Musharaka is a partnership arrangement in Islamic finance in which two or more parties contribute capital to acquire an asset, operate a business, or pursue an investment opportunity. Participants share profits and risks according to the terms of the agreement.

Musharaka serves as the foundation for several Islamic financing structures, including Diminishing Musharaka.

How Musharaka Works

In a Musharaka arrangement:

  • Each participant contributes capital.
  • Ownership interests are established.
  • Profits are shared according to an agreed-upon ratio.
  • Risks are shared based on each party’s ownership interest.

The rights and obligations of all parties are defined within the agreement.

Musharaka and Islamic Finance

Musharaka is one of the core concepts of Islamic finance because it emphasizes partnership, shared ownership, and risk sharing.
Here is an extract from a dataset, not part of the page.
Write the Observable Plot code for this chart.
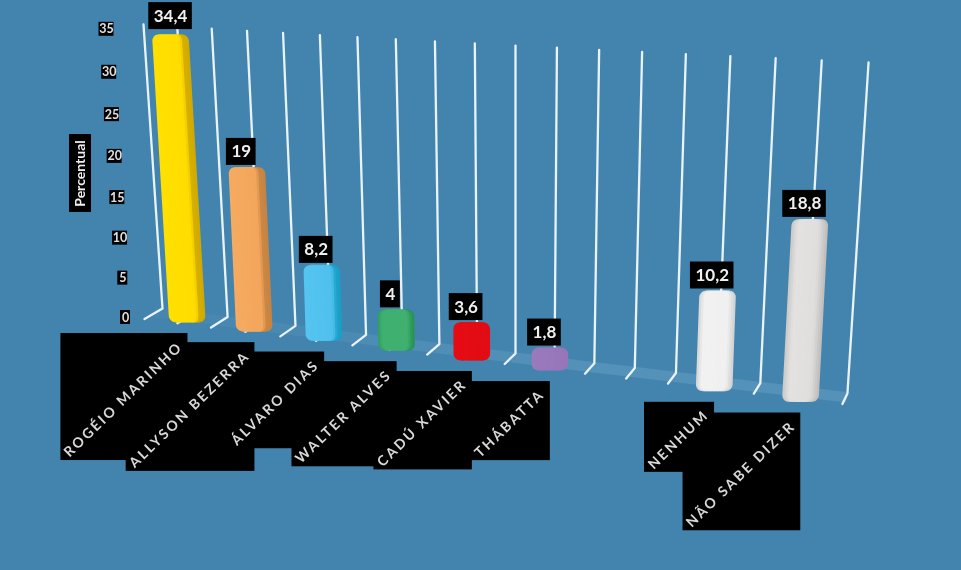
<!DOCTYPE html>
<html>
<head>
<meta charset="utf-8">
<script src="https://cdn.jsdelivr.net/npm/d3@7"></script>
<script src="https://cdn.jsdelivr.net/npm/@observablehq/plot@0.6"></script>
<style>
html,body{margin:0;padding:0;background:#4384ae;overflow:hidden}
svg{display:block;filter:blur(0.55px)}
</style>
</head>
<body>
<div id="chart"></div>
<script>
// ---- data
const categories = ["ROGÉIO MARINHO","ALLYSON BEZERRA","ÁLVARO DIAS","WALTER ALVES","CADÚ XAVIER","THÁBATTA","","NENHUM","NÃO SABE DIZER"];
const values = [34.4,19,8.2,4,3.6,1.8,null,10.2,18.8];
const valueLabels = ["34,4","19","8,2","4","3,6","1,8","","10,2","18,8"];
const ticks = [0,5,10,15,20,25,30,35];
const axisTitle = "Percentual";
// shading across each column: [position, colour]
const shades = [
  [[0,"#ffe000"],[.76,"#ffdc00"],[.84,"#d6b000"],[1,"#cfa800"]],
  [[0,"#f5ab60"],[.74,"#f3a65b"],[.84,"#cb8744"],[1,"#c6823f"]],
  [[0,"#55c4f0"],[.76,"#4fc0ee"],[.86,"#1ea4cc"],[1,"#1a9cc4"]],
  [[0,"#2f9c5c"],[.12,"#40b070"],[.8,"#40b070"],[.92,"#2c9a58"],[1,"#279050"]],
  [[0,"#e60c14"],[1,"#e20c14"]],
  [[0,"#9a7abc"],[1,"#9676b8"]],
  [[0,"#000"],[1,"#000"]],
  [[0,"#d4d4d4"],[.14,"#f1f1f1"],[.8,"#f0f0f0"],[1,"#cfcfcf"]],
  [[0,"#c9c7c5"],[.18,"#e4e2e0"],[.75,"#e0dedc"],[1,"#bdbbb9"]]
];

// ---- the chart's perspective: gridline index -> picture plane
const EDGES = d3.range(19);
const axisMax = 35;
const hingeX = e => 162 + 31.86*e + 0.344*e*e;
const hingeY = e => 308 + 4.22*e + 0.0278*e*e;
const topX   = e => 143 + 33.35*e + 0.385*e*e;
const topY   = e => 24 + 2.11*e;
const plane = (e,v) => { const f=v/axisMax; return [hingeX(e)+(topX(e)-hingeX(e))*f, hingeY(e)+(topY(e)-hingeY(e))*f]; };
const footX = e => hingeX(e) - 18 + 0.72*e;
const footY = e => hingeY(e) + 10.5;

// ---- gridlines
const gridPts = EDGES.flatMap(e => [
  {e,x:footX(e),y:footY(e)},
  {e,x:hingeX(e),y:hingeY(e)},
  {e,x:topX(e),y:topY(e)}
]);

// ---- floor band
const floorPts = d3.range(0,18,1).flatMap(e => [e,e+1].map(k => ({
  e, x:(hingeX(k)+footX(k))/2 + 2, y1:hingeY(k)-1, y2:footY(k)-1, o:0.04+0.2*Math.min(1,e/12)
})));

// ---- columns
const halfW = 18.3, cap = 7, radius = 7;
const shift = e => -7 + 0.25*e;
const sideOffset = e => 10 + 0.25*e;
const rows = categories.map((c,i)=>({c,i,v:values[i],label:valueLabels[i],e:2*i+1})).filter(d=>d.v!=null);
rows.forEach(d=>{
  const off = sideOffset(d.e);
  d.bx = hingeX(d.e)+shift(d.e);
  d.by = hingeY(d.e)+off;
  const [tx,ty] = plane(d.e,d.v);
  d.tx = tx+shift(d.e);
  d.ty = ty+off-cap;
});
const colourAt = (stops,f)=>{
  for(let k=1;k<stops.length;k++) if(f<=stops[k][0]){
    const t=(f-stops[k-1][0])/((stops[k][0]-stops[k-1][0])||1);
    return d3.rgb(d3.interpolateRgb(stops[k-1][1],stops[k][1])(t)).formatHex();
  }
  return stops[stops.length-1][1];
};
const STRIPS = 16;
const stripPts = rows.flatMap(d=>{
  const h = d.by-d.ty;
  const ys = Array.from(new Set([...d3.range(0,radius,0.8),radius,...d3.range(0,radius,0.8).map(q=>h-q).reverse(),h-radius])).filter(q=>q>=0&&q<=h).concat([h]).sort((a,b)=>a-b);
  return d3.range(STRIPS).flatMap(s=>{
    const f0=s/STRIPS,f1=(s+1)/STRIPS,color=colourAt(shades[d.i],(f0+f1)/2);
    const over = s<STRIPS-1 ? 0.8 : 0;   // each strip runs under the next, so no seams
    return ys.map(q=>{
      const near=Math.min(q,h-q), inset= near<radius ? radius-Math.sqrt(Math.max(0,radius*radius-(radius-near)*(radius-near))) : 0;
      const cx=d.tx+(d.bx-d.tx)*q/h, L=cx-halfW+inset, W=2*(halfW-inset);
      return {key:d.i+"-"+s,color,y:d.ty+q,x1:L+f0*W,x2:L+f1*W+over};
    });
  });
});

// ---- text measuring for the black plates
const ctx = document.createElement("canvas").getContext("2d");
const measure = (t,font)=>{ctx.font=font;return ctx.measureText(t).width;};

// value plates
const plates = rows.map(d=>{
  const w=measure(d.label,"700 17px Lato")+10;
  const tall=Math.max(0,d.v-20);
  const cx=d.tx-6+tall*0.4, cy=d.ty-15.5-tall*0.22;
  return {label:d.label,cx,cy,x1:cx-w/2,x2:cx+w/2,y1:cy-13.5,y2:cy+13.5};
});
// category plates
const catSize=14, catSpacing=2.3;
const catPlates = rows.map(d=>{
  const len=measure(d.c,`700 ${catSize}px Lato`)+d.c.length*catSpacing;
  const size=len*Math.SQRT1_2+15;
  const x2=d.bx, y1=d.by+10.5;
  const x1=x2-size, y2=y1+size;
  return {label:d.c,x1,x2,y1,y2,cx:(x1+x2)/2-1,cy:(y1+y2)/2+2.5};
});
// tick labels
const tickRows = ticks.map(t=>{
  const [x,y]=plane(0,t);
  const cx=x-37, cy=y+9+0.3*t-0.012*t*t;
  const w=String(t).length>1?15:10;
  return {t,cx,cy,x1:cx-w/2,x2:cx+w/2,y1:cy-7,y2:cy+7};
});
const titleRow=[{label:axisTitle,cx:80,cy:173,x1:69,x2:91,y1:134,y2:212}];

const plot = Plot.plot({
  width:961,height:570,
  marginTop:0,marginRight:0,marginBottom:0,marginLeft:0,
  x:{type:"linear",domain:[0,961],range:[0,961],axis:null},
  y:{type:"linear",domain:[0,570],range:[0,570],axis:null},
  color:{type:"identity"},
  style:{background:"#4384ae",fontFamily:"Lato"},
  marks:[
    Plot.areaY(floorPts,{x:"x",y1:"y1",y2:"y2",z:"e",fill:"#8fc0dc",fillOpacity:"o"}),
    Plot.line(gridPts,{x:"x",y:"y",z:"e",stroke:"#e9f3f9",strokeWidth:2.3,curve:"linear"}),
    Plot.areaX(stripPts,{y:"y",x1:"x1",x2:"x2",z:"key",fill:"color",curve:"linear"}),
    Plot.rect(plates,{x1:"x1",x2:"x2",y1:"y1",y2:"y2",fill:"#000"}),
    Plot.text(plates,{x:"cx",y:"cy",text:"label",fill:"#f0f0f0",fontSize:17,fontWeight:700}),
    Plot.rect(catPlates,{x1:"x1",x2:"x2",y1:"y1",y2:"y2",fill:"#000"}),
    Plot.text(catPlates,{x:"cx",y:"cy",text:"label",fill:"#d8d8d8",fontSize:catSize,fontWeight:700,rotate:-44}),
    Plot.rect(tickRows,{x1:"x1",x2:"x2",y1:"y1",y2:"y2",fill:"#000"}),
    Plot.text(tickRows,{x:"cx",y:"cy",text:d=>String(d.t),fill:"#e0e0e0",fontSize:12.5,fontWeight:700}),
    Plot.rect(titleRow,{x1:"x1",x2:"x2",y1:"y1",y2:"y2",fill:"#000"}),
    Plot.text(titleRow,{x:"cx",y:"cy",text:"label",fill:"#f0f0f0",fontSize:14,fontWeight:700,rotate:-90})
  ]
});
// the picture's category labels are letter-spaced
const catSet = new Set(categories.filter(Boolean));
plot.querySelectorAll("text").forEach(t=>{ if(catSet.has(t.textContent)) t.style.letterSpacing=catSpacing+"px"; });
document.getElementById("chart").appendChild(plot);
</script>
</body>
</html>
The structure differs significantly from conventional lending because participants share in both the opportunities and risks associated with the transaction.

Benefits of Musharaka

Potential benefits include:

  • Shared ownership structure
  • Profit-and-loss sharing
  • Asset-backed arrangement
  • Alignment with Islamic financial principles

Frequently Asked Questions

What is the difference between Musharaka and Mudaraba?

In Musharaka, all partners contribute capital. In Mudaraba, one party provides capital while another provides management expertise.

Is Diminishing Musharaka related to Musharaka?

Yes. Diminishing Musharaka is a variation of Musharaka commonly used for Islamic home financing.

Is Musharaka used for business financing?

Yes. Musharaka may be used for business ventures, investments, and real estate transactions.